>> BEGIN

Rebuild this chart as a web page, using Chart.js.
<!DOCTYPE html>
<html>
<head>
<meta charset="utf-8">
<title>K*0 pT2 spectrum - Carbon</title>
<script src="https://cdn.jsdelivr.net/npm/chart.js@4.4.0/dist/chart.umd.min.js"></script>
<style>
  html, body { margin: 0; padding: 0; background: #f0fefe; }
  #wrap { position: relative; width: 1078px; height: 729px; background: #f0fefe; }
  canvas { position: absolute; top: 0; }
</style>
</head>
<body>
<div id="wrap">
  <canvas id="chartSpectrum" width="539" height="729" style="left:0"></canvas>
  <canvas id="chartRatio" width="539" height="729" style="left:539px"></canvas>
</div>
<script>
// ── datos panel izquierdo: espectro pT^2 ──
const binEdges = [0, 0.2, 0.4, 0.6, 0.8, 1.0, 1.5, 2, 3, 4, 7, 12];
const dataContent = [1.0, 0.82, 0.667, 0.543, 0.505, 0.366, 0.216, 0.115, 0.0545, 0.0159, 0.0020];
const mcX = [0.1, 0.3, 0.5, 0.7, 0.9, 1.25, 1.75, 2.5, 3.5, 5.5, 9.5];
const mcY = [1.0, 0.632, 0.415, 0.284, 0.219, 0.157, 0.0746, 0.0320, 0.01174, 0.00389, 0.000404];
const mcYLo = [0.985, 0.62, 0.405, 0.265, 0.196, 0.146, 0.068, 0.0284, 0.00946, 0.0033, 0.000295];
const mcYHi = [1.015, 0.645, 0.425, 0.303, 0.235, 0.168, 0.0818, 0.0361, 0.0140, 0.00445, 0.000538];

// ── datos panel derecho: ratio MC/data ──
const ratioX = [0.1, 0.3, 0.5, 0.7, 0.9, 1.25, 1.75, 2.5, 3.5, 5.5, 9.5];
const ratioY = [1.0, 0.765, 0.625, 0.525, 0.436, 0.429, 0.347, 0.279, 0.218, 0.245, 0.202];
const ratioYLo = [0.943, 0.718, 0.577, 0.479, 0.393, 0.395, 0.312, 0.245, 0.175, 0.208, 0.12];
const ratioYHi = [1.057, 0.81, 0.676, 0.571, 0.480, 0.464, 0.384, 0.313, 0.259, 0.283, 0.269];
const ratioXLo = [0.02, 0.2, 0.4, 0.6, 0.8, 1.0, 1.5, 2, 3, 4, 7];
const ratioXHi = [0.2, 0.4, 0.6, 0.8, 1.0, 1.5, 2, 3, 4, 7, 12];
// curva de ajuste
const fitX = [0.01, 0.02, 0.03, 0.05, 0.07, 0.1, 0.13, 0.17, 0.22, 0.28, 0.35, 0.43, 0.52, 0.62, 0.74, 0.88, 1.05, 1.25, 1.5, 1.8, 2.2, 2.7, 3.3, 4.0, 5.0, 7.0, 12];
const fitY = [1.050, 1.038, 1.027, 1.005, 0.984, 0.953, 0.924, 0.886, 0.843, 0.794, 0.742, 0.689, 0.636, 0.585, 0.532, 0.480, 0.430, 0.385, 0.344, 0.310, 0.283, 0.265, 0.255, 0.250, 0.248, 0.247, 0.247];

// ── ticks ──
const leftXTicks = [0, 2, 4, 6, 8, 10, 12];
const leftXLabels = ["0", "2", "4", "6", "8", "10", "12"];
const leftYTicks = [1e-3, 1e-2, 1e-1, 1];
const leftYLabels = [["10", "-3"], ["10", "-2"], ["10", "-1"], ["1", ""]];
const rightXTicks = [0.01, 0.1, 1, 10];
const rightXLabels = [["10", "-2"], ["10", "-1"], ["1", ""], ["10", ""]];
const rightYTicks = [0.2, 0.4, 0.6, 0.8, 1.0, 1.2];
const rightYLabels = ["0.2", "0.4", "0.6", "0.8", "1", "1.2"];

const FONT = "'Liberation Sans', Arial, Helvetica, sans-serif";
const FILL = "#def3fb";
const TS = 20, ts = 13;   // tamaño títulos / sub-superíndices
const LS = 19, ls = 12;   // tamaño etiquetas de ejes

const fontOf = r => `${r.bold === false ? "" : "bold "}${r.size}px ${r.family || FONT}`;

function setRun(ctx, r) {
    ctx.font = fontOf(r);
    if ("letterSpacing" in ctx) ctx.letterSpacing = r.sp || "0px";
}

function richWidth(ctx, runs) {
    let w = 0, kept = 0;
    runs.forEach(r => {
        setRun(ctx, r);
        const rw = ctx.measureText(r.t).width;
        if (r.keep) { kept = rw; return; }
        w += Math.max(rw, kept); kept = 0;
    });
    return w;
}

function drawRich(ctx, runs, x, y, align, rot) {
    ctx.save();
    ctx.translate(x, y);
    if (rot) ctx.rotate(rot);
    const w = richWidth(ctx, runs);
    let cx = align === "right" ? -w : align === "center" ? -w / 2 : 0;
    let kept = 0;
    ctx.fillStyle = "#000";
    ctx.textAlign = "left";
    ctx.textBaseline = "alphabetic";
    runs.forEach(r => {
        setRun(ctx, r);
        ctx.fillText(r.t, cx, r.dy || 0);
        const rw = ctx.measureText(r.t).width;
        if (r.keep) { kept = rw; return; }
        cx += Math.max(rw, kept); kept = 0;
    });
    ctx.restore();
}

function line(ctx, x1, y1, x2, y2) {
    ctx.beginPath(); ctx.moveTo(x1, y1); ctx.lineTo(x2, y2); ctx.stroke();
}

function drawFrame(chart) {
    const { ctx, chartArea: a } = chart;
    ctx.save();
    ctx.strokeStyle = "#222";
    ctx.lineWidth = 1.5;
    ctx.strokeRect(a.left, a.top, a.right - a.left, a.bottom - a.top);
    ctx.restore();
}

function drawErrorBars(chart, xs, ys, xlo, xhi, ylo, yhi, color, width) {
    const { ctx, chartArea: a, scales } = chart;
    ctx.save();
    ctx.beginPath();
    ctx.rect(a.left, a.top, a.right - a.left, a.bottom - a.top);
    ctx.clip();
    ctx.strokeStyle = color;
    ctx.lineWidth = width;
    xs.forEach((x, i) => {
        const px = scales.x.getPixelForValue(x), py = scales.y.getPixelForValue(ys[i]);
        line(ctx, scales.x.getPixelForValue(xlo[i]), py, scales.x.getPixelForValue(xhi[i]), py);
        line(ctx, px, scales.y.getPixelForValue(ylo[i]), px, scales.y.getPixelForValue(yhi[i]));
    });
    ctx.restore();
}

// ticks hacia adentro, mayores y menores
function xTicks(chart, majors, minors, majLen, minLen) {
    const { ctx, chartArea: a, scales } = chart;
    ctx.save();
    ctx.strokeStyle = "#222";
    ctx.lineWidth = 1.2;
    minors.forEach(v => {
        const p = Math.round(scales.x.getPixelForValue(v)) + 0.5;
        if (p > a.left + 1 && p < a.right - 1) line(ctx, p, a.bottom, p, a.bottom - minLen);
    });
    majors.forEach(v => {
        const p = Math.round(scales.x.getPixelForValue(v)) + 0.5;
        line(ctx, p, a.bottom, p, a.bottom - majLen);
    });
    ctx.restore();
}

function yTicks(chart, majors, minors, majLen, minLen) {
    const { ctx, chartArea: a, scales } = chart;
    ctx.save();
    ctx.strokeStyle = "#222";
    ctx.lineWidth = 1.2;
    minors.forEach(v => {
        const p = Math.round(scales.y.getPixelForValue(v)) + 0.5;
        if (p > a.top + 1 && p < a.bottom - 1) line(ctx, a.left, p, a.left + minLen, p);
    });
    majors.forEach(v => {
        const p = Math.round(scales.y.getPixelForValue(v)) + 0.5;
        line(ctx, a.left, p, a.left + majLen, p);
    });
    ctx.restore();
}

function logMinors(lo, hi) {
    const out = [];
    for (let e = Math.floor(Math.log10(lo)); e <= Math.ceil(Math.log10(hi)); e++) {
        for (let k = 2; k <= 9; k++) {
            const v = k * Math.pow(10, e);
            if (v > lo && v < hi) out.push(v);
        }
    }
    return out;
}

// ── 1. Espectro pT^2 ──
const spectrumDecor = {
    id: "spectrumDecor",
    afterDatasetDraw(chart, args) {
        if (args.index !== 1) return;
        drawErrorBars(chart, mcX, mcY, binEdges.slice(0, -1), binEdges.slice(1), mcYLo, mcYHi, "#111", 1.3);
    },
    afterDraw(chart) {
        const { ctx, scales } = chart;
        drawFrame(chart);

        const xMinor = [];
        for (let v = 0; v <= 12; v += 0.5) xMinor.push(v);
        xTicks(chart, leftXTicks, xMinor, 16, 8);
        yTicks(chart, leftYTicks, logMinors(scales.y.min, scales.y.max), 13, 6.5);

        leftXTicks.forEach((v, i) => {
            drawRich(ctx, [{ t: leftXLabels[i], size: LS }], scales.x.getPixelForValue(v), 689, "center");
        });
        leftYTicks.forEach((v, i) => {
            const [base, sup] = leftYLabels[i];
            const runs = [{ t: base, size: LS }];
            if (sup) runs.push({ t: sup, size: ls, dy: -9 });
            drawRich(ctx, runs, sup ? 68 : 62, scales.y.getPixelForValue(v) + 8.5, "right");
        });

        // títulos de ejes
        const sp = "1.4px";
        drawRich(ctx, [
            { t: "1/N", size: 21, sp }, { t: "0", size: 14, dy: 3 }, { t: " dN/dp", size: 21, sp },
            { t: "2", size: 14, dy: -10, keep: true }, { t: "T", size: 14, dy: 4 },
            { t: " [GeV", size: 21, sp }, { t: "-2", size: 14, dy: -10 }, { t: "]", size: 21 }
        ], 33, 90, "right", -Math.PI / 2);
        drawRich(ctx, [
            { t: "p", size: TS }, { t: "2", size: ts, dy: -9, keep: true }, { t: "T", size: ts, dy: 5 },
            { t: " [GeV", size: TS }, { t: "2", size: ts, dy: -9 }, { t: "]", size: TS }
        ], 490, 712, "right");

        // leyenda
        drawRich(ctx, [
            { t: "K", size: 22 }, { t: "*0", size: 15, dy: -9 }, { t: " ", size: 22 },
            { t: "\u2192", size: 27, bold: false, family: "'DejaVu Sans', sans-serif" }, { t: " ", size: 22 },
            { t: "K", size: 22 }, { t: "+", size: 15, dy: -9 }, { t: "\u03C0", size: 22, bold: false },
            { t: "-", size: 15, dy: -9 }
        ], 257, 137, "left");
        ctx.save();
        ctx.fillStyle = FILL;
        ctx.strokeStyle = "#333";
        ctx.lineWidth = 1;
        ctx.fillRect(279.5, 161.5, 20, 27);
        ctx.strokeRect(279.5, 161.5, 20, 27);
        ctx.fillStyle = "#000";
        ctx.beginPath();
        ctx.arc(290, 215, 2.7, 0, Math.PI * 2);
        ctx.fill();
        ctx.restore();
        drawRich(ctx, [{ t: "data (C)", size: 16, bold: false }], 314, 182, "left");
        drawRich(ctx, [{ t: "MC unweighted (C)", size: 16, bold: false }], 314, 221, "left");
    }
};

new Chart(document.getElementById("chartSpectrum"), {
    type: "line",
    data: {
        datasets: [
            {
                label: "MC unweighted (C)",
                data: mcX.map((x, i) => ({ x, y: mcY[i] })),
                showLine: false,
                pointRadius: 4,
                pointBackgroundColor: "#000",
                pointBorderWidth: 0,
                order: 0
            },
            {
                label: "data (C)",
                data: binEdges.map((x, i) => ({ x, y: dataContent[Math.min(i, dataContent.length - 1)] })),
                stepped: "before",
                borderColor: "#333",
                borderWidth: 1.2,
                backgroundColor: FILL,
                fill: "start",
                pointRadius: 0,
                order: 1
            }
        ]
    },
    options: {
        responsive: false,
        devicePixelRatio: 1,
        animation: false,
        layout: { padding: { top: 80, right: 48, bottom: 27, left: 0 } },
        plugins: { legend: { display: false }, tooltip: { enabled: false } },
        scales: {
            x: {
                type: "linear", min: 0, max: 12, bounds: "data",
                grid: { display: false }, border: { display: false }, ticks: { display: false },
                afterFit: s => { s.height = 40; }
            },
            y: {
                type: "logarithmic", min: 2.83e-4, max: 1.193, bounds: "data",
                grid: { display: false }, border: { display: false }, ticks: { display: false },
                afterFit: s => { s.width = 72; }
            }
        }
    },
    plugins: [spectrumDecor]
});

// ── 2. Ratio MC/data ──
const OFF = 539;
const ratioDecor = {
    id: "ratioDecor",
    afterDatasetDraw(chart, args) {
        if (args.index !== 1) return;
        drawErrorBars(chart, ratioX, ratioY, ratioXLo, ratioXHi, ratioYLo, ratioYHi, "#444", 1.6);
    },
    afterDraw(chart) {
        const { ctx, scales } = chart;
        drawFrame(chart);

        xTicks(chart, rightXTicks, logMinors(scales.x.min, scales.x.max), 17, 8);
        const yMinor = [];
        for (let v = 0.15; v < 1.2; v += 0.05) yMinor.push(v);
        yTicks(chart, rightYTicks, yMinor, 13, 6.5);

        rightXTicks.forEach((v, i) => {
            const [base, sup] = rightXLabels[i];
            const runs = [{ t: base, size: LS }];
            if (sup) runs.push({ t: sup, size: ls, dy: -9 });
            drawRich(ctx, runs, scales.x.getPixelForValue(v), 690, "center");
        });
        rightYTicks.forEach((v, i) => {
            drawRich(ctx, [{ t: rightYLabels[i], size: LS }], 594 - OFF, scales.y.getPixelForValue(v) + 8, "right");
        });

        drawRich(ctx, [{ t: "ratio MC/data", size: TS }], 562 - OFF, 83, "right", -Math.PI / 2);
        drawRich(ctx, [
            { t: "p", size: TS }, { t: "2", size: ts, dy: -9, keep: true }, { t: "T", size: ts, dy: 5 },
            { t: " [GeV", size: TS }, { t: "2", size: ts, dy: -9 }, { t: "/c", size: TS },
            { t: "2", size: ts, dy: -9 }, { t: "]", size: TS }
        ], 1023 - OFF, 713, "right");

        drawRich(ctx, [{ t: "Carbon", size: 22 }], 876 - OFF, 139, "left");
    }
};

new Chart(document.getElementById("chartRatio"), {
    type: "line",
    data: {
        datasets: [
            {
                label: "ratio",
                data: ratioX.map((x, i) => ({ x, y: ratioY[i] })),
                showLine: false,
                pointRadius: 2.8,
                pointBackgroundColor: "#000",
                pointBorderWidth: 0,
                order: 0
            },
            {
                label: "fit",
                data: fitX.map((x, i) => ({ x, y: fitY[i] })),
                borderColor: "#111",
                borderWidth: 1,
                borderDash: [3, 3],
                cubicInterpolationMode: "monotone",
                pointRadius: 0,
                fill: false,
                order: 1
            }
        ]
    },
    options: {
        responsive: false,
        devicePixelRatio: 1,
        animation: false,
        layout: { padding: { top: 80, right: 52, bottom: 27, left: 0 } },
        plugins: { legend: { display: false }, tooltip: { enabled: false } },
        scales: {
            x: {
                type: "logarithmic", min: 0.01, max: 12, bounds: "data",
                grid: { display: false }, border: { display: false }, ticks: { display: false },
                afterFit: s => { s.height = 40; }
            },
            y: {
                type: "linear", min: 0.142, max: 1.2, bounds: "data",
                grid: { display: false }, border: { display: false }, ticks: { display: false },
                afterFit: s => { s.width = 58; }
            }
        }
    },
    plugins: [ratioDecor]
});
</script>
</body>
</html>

>> END

— Task instructions —
Quote the data above verbatim from its first line to the line that includes "0.0140, 0.00445, 0.000538];", with both boundary lines retained.

— Exercise answer —
Rebuild this chart as a web page, using Chart.js.
<!DOCTYPE html>
<html>
<head>
<meta charset="utf-8">
<title>K*0 pT2 spectrum - Carbon</title>
<script src="https://cdn.jsdelivr.net/npm/chart.js@4.4.0/dist/chart.umd.min.js"></script>
<style>
  html, body { margin: 0; padding: 0; background: #f0fefe; }
  #wrap { position: relative; width: 1078px; height: 729px; background: #f0fefe; }
  canvas { position: absolute; top: 0; }
</style>
</head>
<body>
<div id="wrap">
  <canvas id="chartSpectrum" width="539" height="729" style="left:0"></canvas>
  <canvas id="chartRatio" width="539" height="729" style="left:539px"></canvas>
</div>
<script>
// ── datos panel izquierdo: espectro pT^2 ──
const binEdges = [0, 0.2, 0.4, 0.6, 0.8, 1.0, 1.5, 2, 3, 4, 7, 12];
const dataContent = [1.0, 0.82, 0.667, 0.543, 0.505, 0.366, 0.216, 0.115, 0.0545, 0.0159, 0.0020];
const mcX = [0.1, 0.3, 0.5, 0.7, 0.9, 1.25, 1.75, 2.5, 3.5, 5.5, 9.5];
const mcY = [1.0, 0.632, 0.415, 0.284, 0.219, 0.157, 0.0746, 0.0320, 0.01174, 0.00389, 0.000404];
const mcYLo = [0.985, 0.62, 0.405, 0.265, 0.196, 0.146, 0.068, 0.0284, 0.00946, 0.0033, 0.000295];
const mcYHi = [1.015, 0.645, 0.425, 0.303, 0.235, 0.168, 0.0818, 0.0361, 0.0140, 0.00445, 0.000538];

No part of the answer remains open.